Dubai: By speeding up construction and restructuring the company, Al Fajer Properties has saved up to Dh60 million in its Jumeirah Business Centre Tower project, according to the Project Management Group (PMG).
As part of a company restructure in February 2008 to reduce the company's liabilities of Dh4 billion and Dh200 to 400 billion debt, construction was stepped up to a rate where 200 floor slabs were poured over a period of 10 months, reaching a four-day pour cycle per floor and cutting construction time in half.
Focus
In addition to speeding up construction, PMG was hired to re-tender the project's nominated subcontracts and trim the final cost for each tower. According to PMG, this resulted in a total savings of about Dh60 million.

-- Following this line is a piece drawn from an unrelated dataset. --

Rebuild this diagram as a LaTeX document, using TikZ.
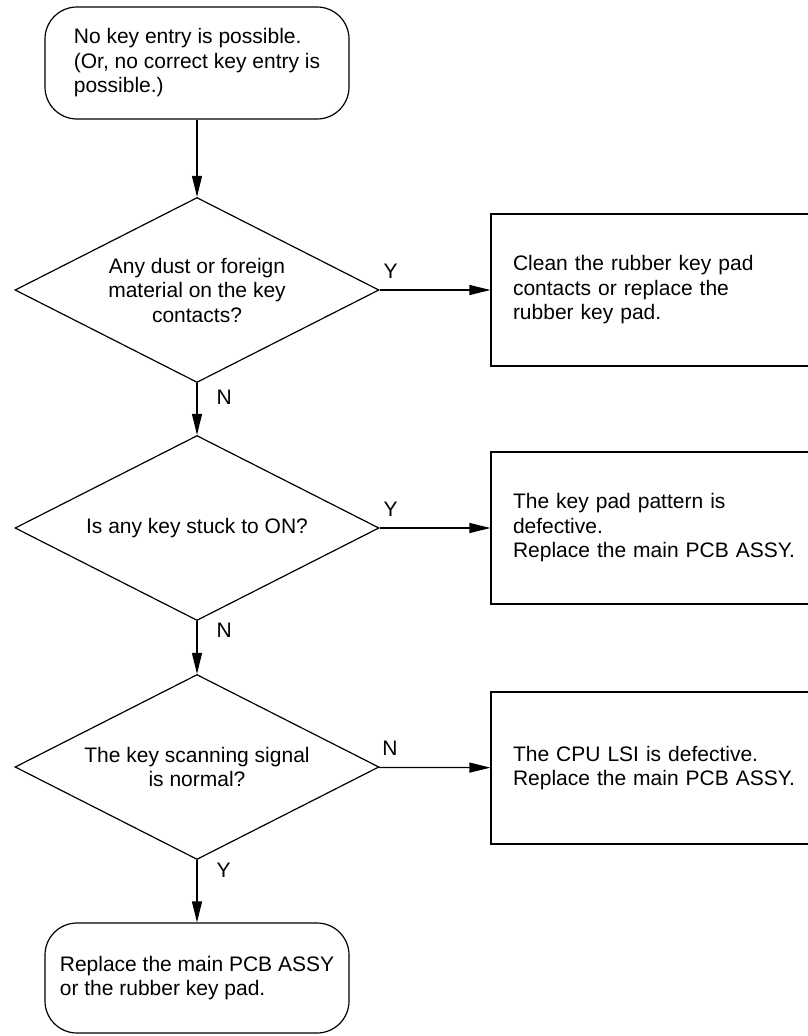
\documentclass[tikz,border=0pt]{standalone}
\usepackage{fontspec}
\setmainfont{Liberation Sans}
\usetikzlibrary{shapes.geometric, arrows.meta}

\tikzset{
    startstop/.style={draw, line width=1.2pt, rounded corners=32pt, minimum width=304pt, minimum height=112pt, align=left},
    decision/.style={draw, diamond, aspect=1.97, line width=1.2pt, minimum width=364pt, minimum height=185pt, inner sep=0pt, align=center},
    action/.style={draw, line width=1.2pt, minimum height=152pt, text width=286pt, inner xsep=22pt, align=left},
    arr/.style={-{Triangle[length=21pt, width=10pt]}, line width=1.2pt},
    lbl/.style={inner sep=2pt}
}

\begin{document}
\begin{tikzpicture}[x=1pt, y=-1pt, font=\fontsize{21}{24.5}\selectfont]
    \useasboundingbox (0,0) rectangle (807,1036);
    % start
    \node[startstop] (start) at (197,63) {No key entry is possible.\\(Or, no correct key entry is\\possible.)};
    % decisions
    \node[decision] (dust) at (197,290) {Any dust or foreign\\material on the key\\contacts?};
    \node[decision] (stuck) at (197,528) {Is any key stuck to ON?};
    \node[decision] (scan) at (197,767) {The key scanning signal\\is normal?};
    % actions
    \node[action] (clean) at (656,290) {Clean the rubber key pad\\contacts or replace the\\rubber key pad.};
    \node[action] (pattern) at (656,528) {The key pad pattern is\\defective.\\Replace the main PCB ASSY.};
    \node[action] (cpu) at (656,768) {The CPU LSI is defective.\\Replace the main PCB ASSY.};
    % end
    \node[startstop, minimum height=110pt] (finish) at (197,978) {Replace the main PCB ASSY\\or the rubber key pad.};
    % arrows
    \draw[arr] (start) -- (dust);
    \draw[arr] (dust) -- (stuck) node[lbl, pos=0.28, right=17pt]{N};
    \draw[arr] (stuck) -- (scan) node[lbl, pos=0.17, right=17pt]{N};
    \draw[arr] (scan) -- (finish) node[lbl, pos=0.16, right=17pt]{Y};
    \draw[arr] (dust) -- (clean) node[lbl, pos=0.1, above=9pt]{Y};
    \draw[arr] (stuck) -- (pattern) node[lbl, pos=0.1, above=9pt]{Y};
    \draw[arr] (scan) -- (cpu) node[lbl, pos=0.1, above=9pt]{N};
\end{tikzpicture}
\end{document}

"When I took over, I made a decisive decision to consolidate and focus on delivering. We hired a new project management company focused on delivery, we restructured the company's accounts and operations," Shaikh Maktoum Bin Hasher Al Maktoum, CEO of Al Fajer Properties, said in an earlier interview.
"We were brought in to address delays which had plagued the project and to ensure the cost and quality would be up to the standard required by the development firm," said Ahmad K. Awad and executive partner at PMG.
Flagship project
Jumeirah Business Centre Towers is the Al Fajer Properties flagship development in Jumeirah Lake Towers comprising five buildings, four of which are 39 storeys while the fifth is 44.
Each tower sits on a 1,650 square metre plot and the entire project has a total built-up area of 297,831 square metres.
Handovers for the first phase of the Dh1.1 billion Jumeirah business Centre Towers began in August. The second phase of the project which consists of four towers is expected to be completed in 2011.